EA także chce dobierać graczy z myślą o mikrotransakcjach
Podobnie jak Activision.
Wiele kontrowersji wzbudził patent Activision na technologię umożliwiającą dobieranie graczy w taki sposób, by zachęcać uczestników zabawy do kupowania przedmiotów w ramach transakcji cyfrowych. Okazuje się, że nad podobnym systemem pracuje EA.
Internauci odkryli, że w marcu 2016 roku firma zarejestrowała wnioski o zabezpieczenie dwóch rozwiązań. Celem obu miałoby być zwiększenie zaangażowania odbiorców w trakcie rozgrywki.
Pierwsza technologia dotyczy dynamicznego dostosowywania poziomu trudności w zależności od osiągnięć gracza. Jeżeli więc nie radzilibyśmy sobie z ukończeniem danej sekwencji, produkcja zapewne uprościłaby zabawę - oczywiście bez naszej wiedzy.

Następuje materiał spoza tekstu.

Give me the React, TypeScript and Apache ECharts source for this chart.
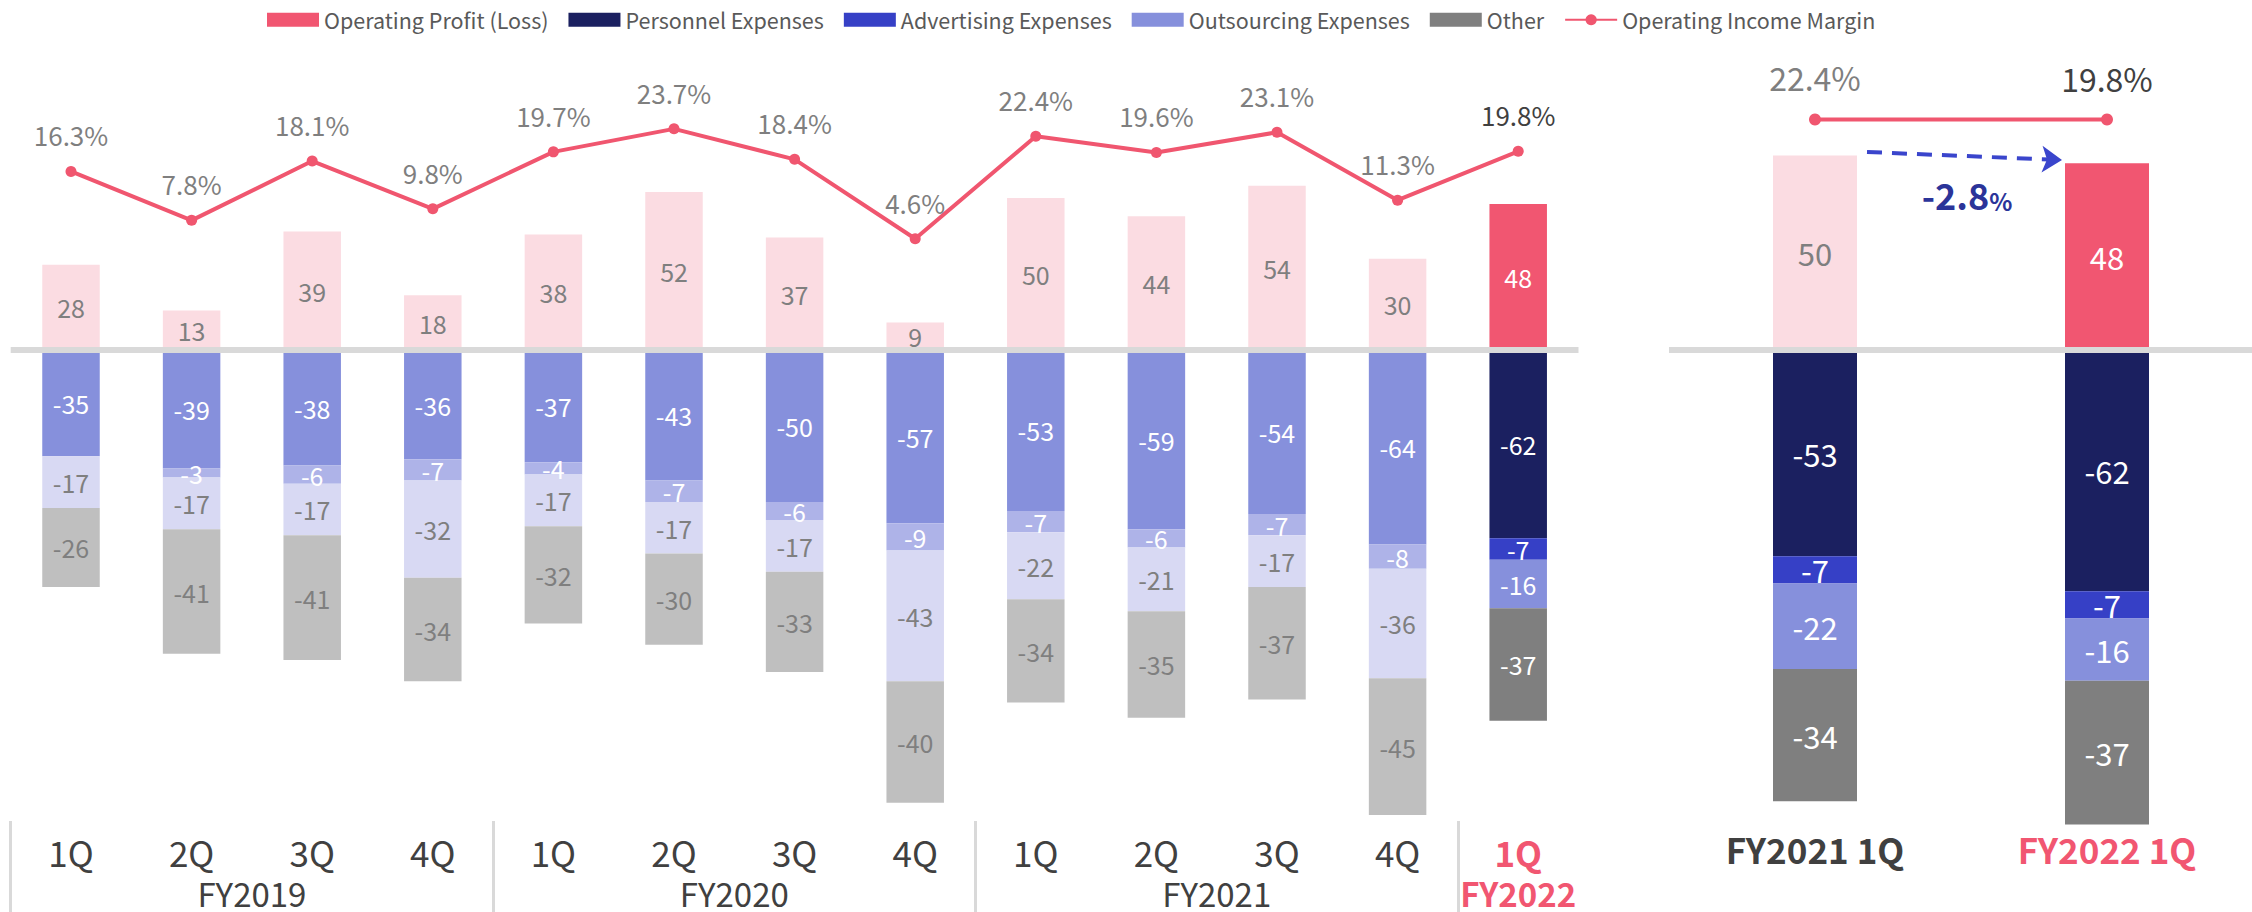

Wielu uważa, ze Electronic Arts od dawna manipuluje stopniem wyzwania w swoich tytułach. Na przykład w grach serii FIFA sztuczna inteligencja ponoć zyskuje przewagę, gdy uczestnikom zmagań idzie zbyt dobrze i odwrotnie - gdy sobie nie radzą, komputer zaczyna popełniać błędy.
Więcej kontrowersji może wzbudzić wniosek na drugi patent. Z dokumentu wynika, że firma pracuje nad technologią o nazwie „optymalizacja zaangażowania w ramach matchmakingu”. Mechanika projektowana jest w celu utrzymania wysokiego zaangażowania gracza w tytułach sieciowych.
System uwzględni rozmaite dane, w tym umiejętności danego uczestnika zabawy oraz preferowany styl rozgrywki. Algorytm rozpozna między innymi, czy użytkownik woli defensywne czy ofensywne podejście, a nawet zbierze informacje na temat ulubionych ataków.
W patencie podkreślono, że celem rozwiązania jest zwiększenie zaangażowania gracza. W sytuacji, gdybyśmy na wirtualnym polu bitwy ponosili ciągłe porażki, technologia dobrałaby nas do mniej doświadczonych rywali.
Pojawiły się jednak glosy, że Electronic Arts może wykorzystać system, by zachęcić klientów do kupowania cyfrowych przedmiotów ułatwiających zmagania. To o tyle możliwe, że taki scenariusz wskazano w artykule naukowym opisującym podstawowe założenia algorytmu.
Autorzy tekstu - w tym czterej pracownicy EA - tłumaczą, że mechanikę można zastosować nie tylko do wydłużenia czasu przeznaczanego do zabawy, ale i skłonienia graczy do wydawania pieniędzy.
Należy jednak pamiętać, że branżowy gigant na razie tylko złożył wniosek. Koncern Activision na ostateczne uzyskanie swojego patentu czekał dwa i pół roku.
Poza tym projekty obu systemów przygotowano w marcu 2016 roku, czyli długo przed aferą związaną z transakcjami cyfrowymi i lootboxami w Star Wars Battlefront 2. Niewykluczone, że w obliczu kontrowersji, Electronic Arts zrezygnuje z pomysłu.